The seller felt he got a reality check on what his former Platinum-level Ferrari now needed, as well as a fair price, based on the purchase inspections. The buyer felt the final price gave him the room he needed to bring the car up to his standards for a great driver. He had no immediate plans to show the car, felt it was a good value, and was prepared to give the car to a local shop that would deal with what were, in effect, deferred maintenance issues. Having been Platinum was a plus and the associated books, tools, and photo album were a bonus, but going back to Platinum was not in his immediate plans.

Time stands still for no Ferrari
The morals to the story are many. All Ferraris—be they new, Platinum winners, or daily drivers—deteriorate with age. Regardless of which Ferrari one considers, a pre-purchase inspection is mandatory, and the list of problems found will virtually always grow with the age of the car or its restoration. While we at SCM preach the fiscal propriety of buying a restored car under the “buy the restoration, get the car for free” plan, the reality is that in a strong Ferrari market, that isn’t going to happen. The good news is that older, pre-Fiat Ferraris are infinitely recyclable, but that is an ongoing process, and time stands still for no man, and certainly no Ferrari.

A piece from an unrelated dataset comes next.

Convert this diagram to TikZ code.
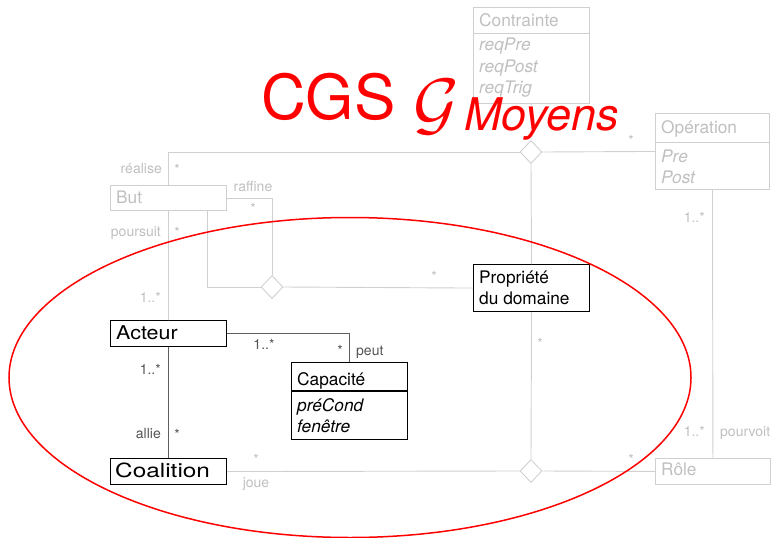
\documentclass[tikz,border=0pt]{standalone}
\usepackage{graphicx}
\usepackage{fontspec}
\setmainfont{TeX Gyre Heros}
\usetikzlibrary{shapes.geometric}
\definecolor{fadeline}{RGB}{208,208,208}
\definecolor{fadetext}{RGB}{192,192,192}
\definecolor{darkline}{RGB}{95,95,95}
\definecolor{darktext}{RGB}{85,85,85}
\begin{document}
\begin{tikzpicture}[x=1pt,y=-1pt,
  cls/.style={rectangle, inner sep=0pt, anchor=north west, line width=0.9pt},
  fadebox/.style={cls, draw=fadeline},
  darkbox/.style={cls, draw=black, line width=1.1pt},
  fl/.style={draw=fadeline, line width=0.9pt},
  dl/.style={draw=darkline, line width=1pt},
  txt/.style={inner sep=0pt, anchor=base west, font=\fontsize{17.3}{20}\selectfont},
  itxt/.style={txt, font=\fontsize{17.3}{20}\selectfont\itshape},
  lbl/.style={inner sep=0pt, anchor=base, font=\fontsize{14}{16}\selectfont},
  flbl/.style={lbl, text=fadetext},
  dlbl/.style={lbl, text=darktext},
  dmd/.style={diamond, draw=fadeline, fill=white, line width=0.9pt, inner sep=0pt, minimum width=22pt, minimum height=23pt}
]
\useasboundingbox (0,0) rectangle (771,538);
\fill[white] (0,0) rectangle (771,538);

% boxes
\node[fadebox, minimum width=116pt, minimum height=96pt] (contrainte) at (473,7) {};
\node[fadebox, minimum width=114pt, minimum height=76pt] (operation) at (655,113) {};
\node[fadebox, minimum width=116pt, minimum height=25pt] (but) at (110,185) {};
\node[fadebox, minimum width=115pt, minimum height=26pt] (role) at (655,458) {};
\node[darkbox, minimum width=116pt, minimum height=47pt] (prop) at (473,264) {};
\node[darkbox, minimum width=116pt, minimum height=26pt] (acteur) at (110,320) {};
\node[darkbox, minimum width=116pt, minimum height=77pt] (capa) at (291,362) {};
\node[darkbox, minimum width=116pt, minimum height=26pt] (coal) at (110,458) {};

% compartment lines
\draw[fl] (473,33) -- (589,33);
\draw[fl] (655,142) -- (769,142);
\draw[draw=black, line width=1.1pt] (291,391) -- (407,391);

% box texts
\node[txt, text=fadetext] (t1) at (479,26) {Contrainte};
\node[itxt, text=fadetext] (t2) at (479,50) {reqPre};
\node[itxt, text=fadetext] (t3) at (479,72) {reqPost};
\node[itxt, text=fadetext] (t4) at (479,93) {reqTrig};
\node[txt, text=fadetext] (t5) at (661,133) {Opération};
\node[itxt, text=fadetext] (t6) at (661,162) {Pre};
\node[itxt, text=fadetext] (t7) at (661,183) {Post};
\node[txt, text=fadetext] (t8) at (116,203) {But};
\node[txt, text=fadetext] (t9) at (661,475) {Rôle};
\node[txt] (t10) at (479,283) {Propriété};
\node[txt] (t11) at (479,304) {du domaine};
\node[txt, font=\fontsize{19}{22}\selectfont] (t12) at (116,339) {\scalebox{1.13}[1]{Acteur}};
\node[txt] (t13) at (297,385) {Capacité};
\node[itxt] (t14) at (297,411) {préCond};
\node[itxt] (t15) at (297,432) {fenêtre};
\node[txt, font=\fontsize{19.5}{22}\selectfont] (t16) at (115,477) {\scalebox{1.25}[1]{Coalition}};

% diamonds
\node[dmd] (d1) at (531,152) {};
\node[dmd] (d2) at (272,287) {};
\node[dmd] (d3) at (531,471) {};

% faded connectors
\draw[draw=fadeline, line width=0.9pt, dotted] (contrainte.south) -- (d1.north);
\draw[fl] (d1.west) -| (but.north);
\draw[fl] (d1.east) -- (operation.west);
\draw[fl] (d1.south) -- (prop.north);
\draw[fl] (prop.south) -- (d3.north);
\draw[fl] (d3.west) -- (coal.east);
\draw[fl] (d3.east) -- (role.west);
\draw[fl] (operation.south) -- (role.north);
\draw[fl] (but.east) -| (d2.north);
\draw[fl] ([xshift=39pt]but.south) |- (d2.west);
\draw[fl] (d2.east) -- (prop.west);
\draw[fl] (but.south) -- (acteur.north);

% dark connectors
\draw[dl] (acteur.south) -- (coal.north);
\draw[dl] (acteur.east) -| (capa.north);

% faded labels
\node[flbl, anchor=base east] (l1) at (162,173) {réalise};
\node[flbl] (l2) at (177,174) {*};
\node[flbl] (l3) at (253,191) {raffine};
\node[flbl] (l4) at (253,213) {*};
\node[flbl, anchor=base east] (l5) at (161,236) {poursuit};
\node[flbl] (l6) at (177,237) {*};
\node[flbl, anchor=base east] (l7) at (161,302) {1..*};
\node[flbl] (l8) at (434,281) {*};
\node[flbl] (l9) at (631,145) {*};
\node[flbl] (l10) at (540,348) {*};
\node[flbl, anchor=base east] (l11) at (705,222) {1..*};
\node[flbl, anchor=base east] (l12) at (705,436) {1..*};
\node[flbl, anchor=base west] (l13) at (720,436) {pourvoit};
\node[flbl] (l14) at (256,464) {*};
\node[flbl] (l15) at (256,487) {joue};
\node[flbl] (l16) at (631,464) {*};

% dark labels
\node[dlbl] (l17) at (264,349) {1..*};
\node[dlbl] (l18) at (340,355) {*};
\node[dlbl, anchor=base west] (l19) at (356,355) {peut};
\node[dlbl, anchor=base east] (l20) at (161,374) {1..*};
\node[dlbl, anchor=base east] (l21) at (161,438) {allie};
\node[dlbl] (l22) at (177,439) {*};

% title
\node[inner sep=0pt, anchor=base west, text=red, font=\fontsize{62}{70}\selectfont] (title) at (261,119) {CGS};
\node[inner sep=0pt, anchor=base west, text=red] (calg) at (413,127) {\scalebox{7}{$\mathcal{G}$}};
\node[inner sep=0pt, anchor=base west, text=red, font=\fontsize{45}{50}\selectfont\itshape] (moy) at (464,130) {Moyens};

% ellipse
\draw[red, line width=1.5pt] (350,377.5) ellipse [x radius=341pt, y radius=160pt];
\end{tikzpicture}
\end{document}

Long ago, I found the key elements to a successful purchase are a pre-purchase inspection, then the seller’s acceptance of the problems found. The buyer then must understand that older Ferraris are just used cars, albeit expensive ones, and like all used cars will need to have issues dealt with before they are parked in your garage. Expect any “former Platinum-level” Ferrari to go through life without deterioration and you will be disappointed. Expect it to need some loving care and you will be rewarded with a terrific ride.